The other day I stopped at a gas station to use the air pump to inflate one of my tires. The air pump sits between two parking spots designated for the purpose; a man was in one of the spots already, filling his tires, so I pulled into the other one to wait my turn. While he filled his tires, I chatted with him for a moment and then took the hose from him when he was finished.
While I was filling my tire, he pulled out and drove off, and a new car pulled into the now-vacant spot. The man in that car hadn’t even fully parked yet when he rolled down his window and began cursing at me. He started calling me unkind names and said that he was there first. Of course, by this point, I was already putting air in my tire. In retrospect, what I imagine must have happened is that the man didn’t realize there were two spots and was waiting for the first car to leave, which is a perfectly honest mistake to make. I wasn’t in any particular rush; had he caught me before I was already mid-fill I’d have just let him go first.
I just said, “Sorry about that, be done in just a sec!” He continued to scream and yell the entire sixty or so seconds it took me to fill my tire. When I was done, I walked over and cheerfully said “All done! Here you go,” and attempted to hand him the hose. Fuming, he said “Just put it back in the holder.” So I did! Then I said “take it easy,” and got back in my car.

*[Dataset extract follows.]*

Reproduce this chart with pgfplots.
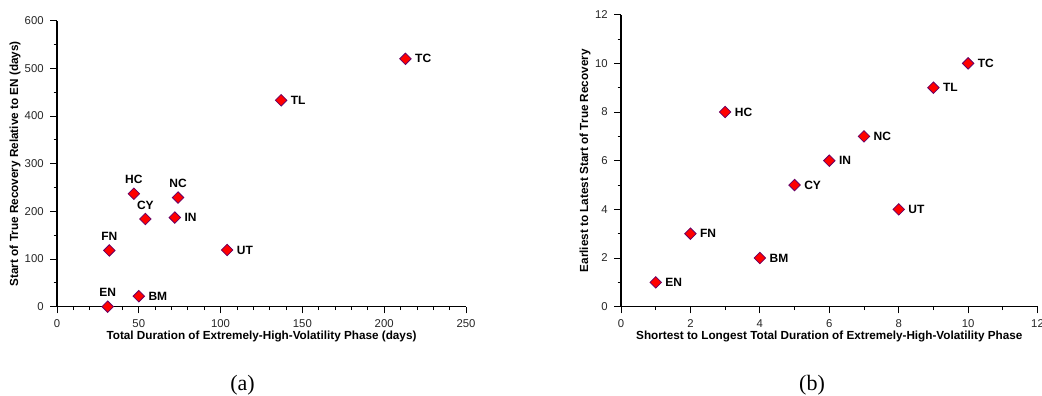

As I started my car and buckled up, he gestured for me to roll down my window. I did, and with a sigh he said, “I apologize for that. I don’t normally behave that way, and I’m sorry I yelled at you.”
I said: “Everyone has a rough day. I’m sorry too if I disrupted your day. Have a good one.” He smiled, and I left.
A lot of times, when someone is aggressive or rude to you for no reason, you won’t get a resolution like this, even if you’re as kind as you can be. Maybe one time in twenty will you get a satisfactory moment to provide catharsis to such an encounter. But you’ll get it zero times in twenty if you match aggression with aggression. No amount of return rudeness would have made me feel better in the long run, and there is no happy ending to that scene if I’d screamed back. Even if he hadn’t apologized, my heart would have been better off knowing I might have planted the seed for a moment like that in the future, even if I didn’t get to see it.
There is a person I used to be, who would have scowled and raged at this post. Good.